Sa fortune va servir un projet philanthropique : favoriser les liens internationaux entre les élites sur le plan social et politique pour favoriser la paix entre les peuples par une meilleure connaissance mutuelle. S’en suit une série de fondations et de bourses qui matérialisent son implication citoyenne.
Le musée Albert-Kahn
Albert Kahn lance en 1909 son projet d’inventaire visuel du monde « Les Archives de la Planète ». Le point de départ est son voyage autour du monde entre 1908 et 1909 accompagné d’un chauffeur mécanicien et photographe. Il en rapporte 4000 plaques stéréoscopiques et 2000 mètres de pellicules qui constituent le noyau des collections des « Archives de la planète » une collection unique au monde qui fait du musée un lieu d’éducation à l’image et par l’image.

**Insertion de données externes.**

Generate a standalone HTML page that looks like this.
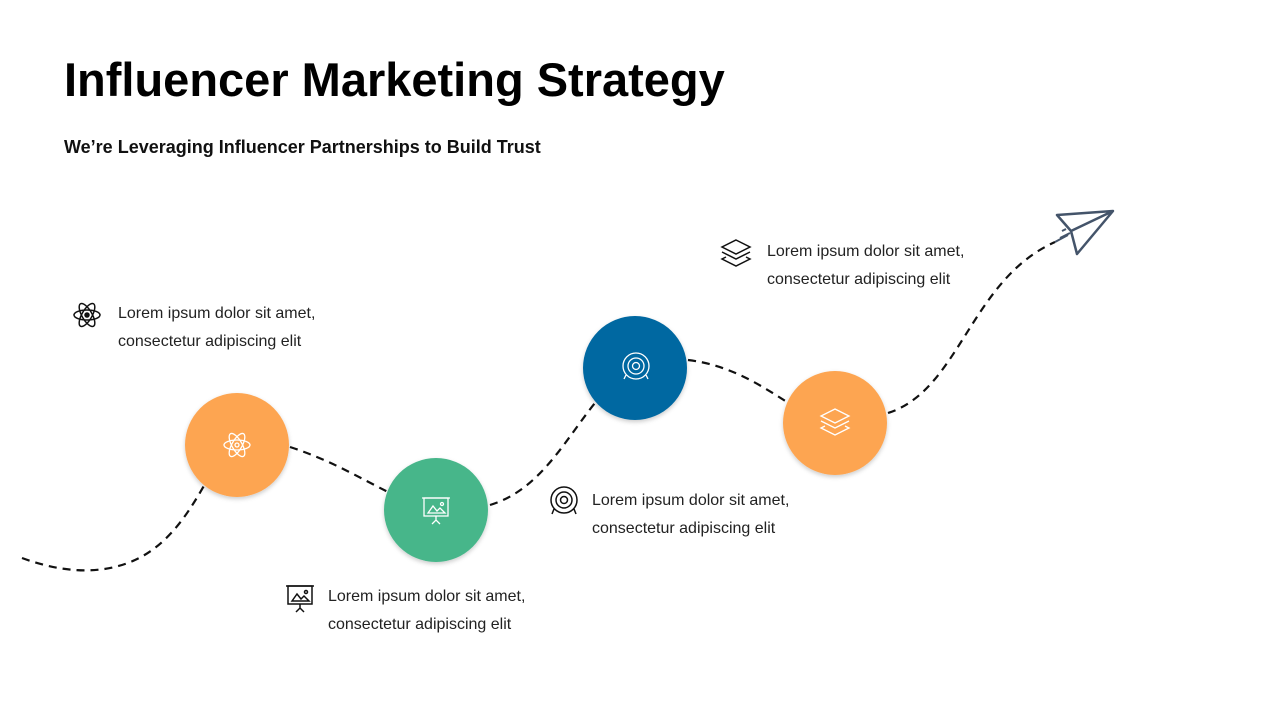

En 1964, Henri Langlois, directeur de la Cinémathèque française, se voit confier la gestion de la partie animée de ces archives conservées depuis 1977 au Service des Archives du film de Bois-d’Arcy. Pour éviter la décomposition du support nitrate de ces images, le musée grâce au soutien financier du département des Hauts de Seine fait dupliquer l’ensemble de ces documents sur pellicule acétate puis plus récemment sur film polyester, plus résistant. Aujourd’hui, des dispositifs immersifs sont mis à la disposition des visiteurs grâce à la technologie numérique.

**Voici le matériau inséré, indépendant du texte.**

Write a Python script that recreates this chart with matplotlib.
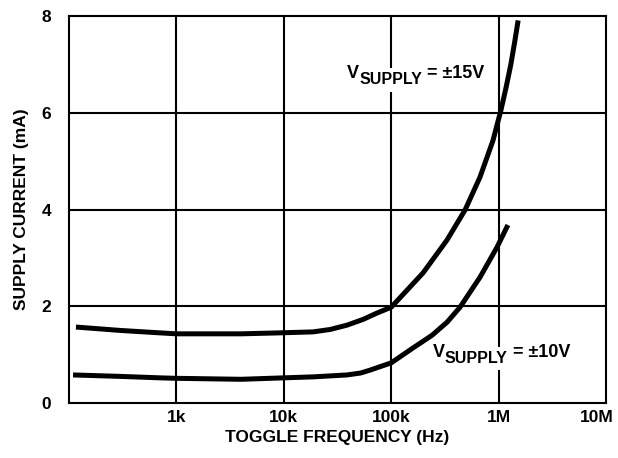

Avec les « Bourses de Voyage autour du Monde », Albert Kahn se soucie du « monde d’après » et de la jeunesse et noue un partenariat avec l’Université de Paris en 1898 : comme décloisonner le monde universitaire et offrir aux jeunes agrégés, d’abord des hommes puis des femmes, la possibilité de sortir de l’aridité de la recherche pour découvrir la réalité du terrain. La « Société autour du Monde » créée en 1906 entend ensuite favoriser les échanges entre les anciens boursiers et l’élite internationale.
En 1916, le « Comité national d’Études Sociales et Politiques » rassemble les travaux du monde intellectuel destinés à éclairer les autorités. Bergson désireux de rendre hommage à ce lien entre la pensée et l’action aura cette formule en 1937 « Je dirais qu’il faut agir en homme de pensée et penser en homme d’action ».
Albert Kahn résume ainsi en 1932 son activité prodigieuse de mécène « Nos fondations, conçues, ébauchées ou réalisées depuis 1897, ont eu en conséquence pour objet d’enregistrer [l’activité universelle] en vue d’en dégager l’esprit et delà, grâce à la Documentation ainsi constituée, de guider les Aspirations de l’Homme ». Mécénat auquel il doit mettre fin, le banquier est en effet ruiné par le krach de Wall Street en 1929.
Les jardins
De 1895 à 1920, Albert Kahn acquiert patiemment une série de parcelles qui composent à terme autant de « scènes paysagères ». Le promeneur passe d’un univers végétal à un autre, sorte de portrait en creux du propriétaire et de son époque. La forêt vosgienne rappelle son enfance, elle a été constituée de roches et d’arbres transportés par wagons de ses Vosges natales, nécessitant le démontage des fils électriques du quartier pour leur installation !nnLe jardin français reprend la géométrie des jardins du XVIIe siècle à côté du verger-roseraie. Le jardin anglais oppose à cette symétrie une organisation plus libre. La suite devient picturale avec la forêt bleue, couleur des cèdres de l’Atlas et des épicéas du Colorado, qui cache une clairière, le marais. La forêt dorée (du jaune des épicéas au printemps et de l’or des bouleaux à l’automne) mène à la prairie avec son foisonnement de fleurs sauvages. Le jardin japonais, qui occupe l’espace le plus important, est composé à l’origine, d’un village et d’un sanctuaire (qui a disparu), il est créé au tournant du XXe siècle, après les voyages d’Albert Kahn au Japon, qui n’hésite pas à faire venir des maisons un jardinier, un charpentier-maçon pour construire le village japonais.
Ces jardins, loin d’être un simple répertoire végétal, donnent l’image d’un monde aux multiples cultures qui loin d’opposer les hommes peut les aider à s’unir dans une recherche commune d’harmonie. C’est pour cette raison qu’Albert Kahn aimait y conduire ses prestigieux invités et les membres de ces différentes fondations.
« Voir, savoir, prévoir ». C’est toute la démarche éclairée et utopique d’Albert Kahn que le visiteur doit avoir en mémoire quand il sort de cet univers muséal. La culture et la nature en parfaite harmonie au service de la concorde entre les hommes. Un beau programme en temps d’incertitude.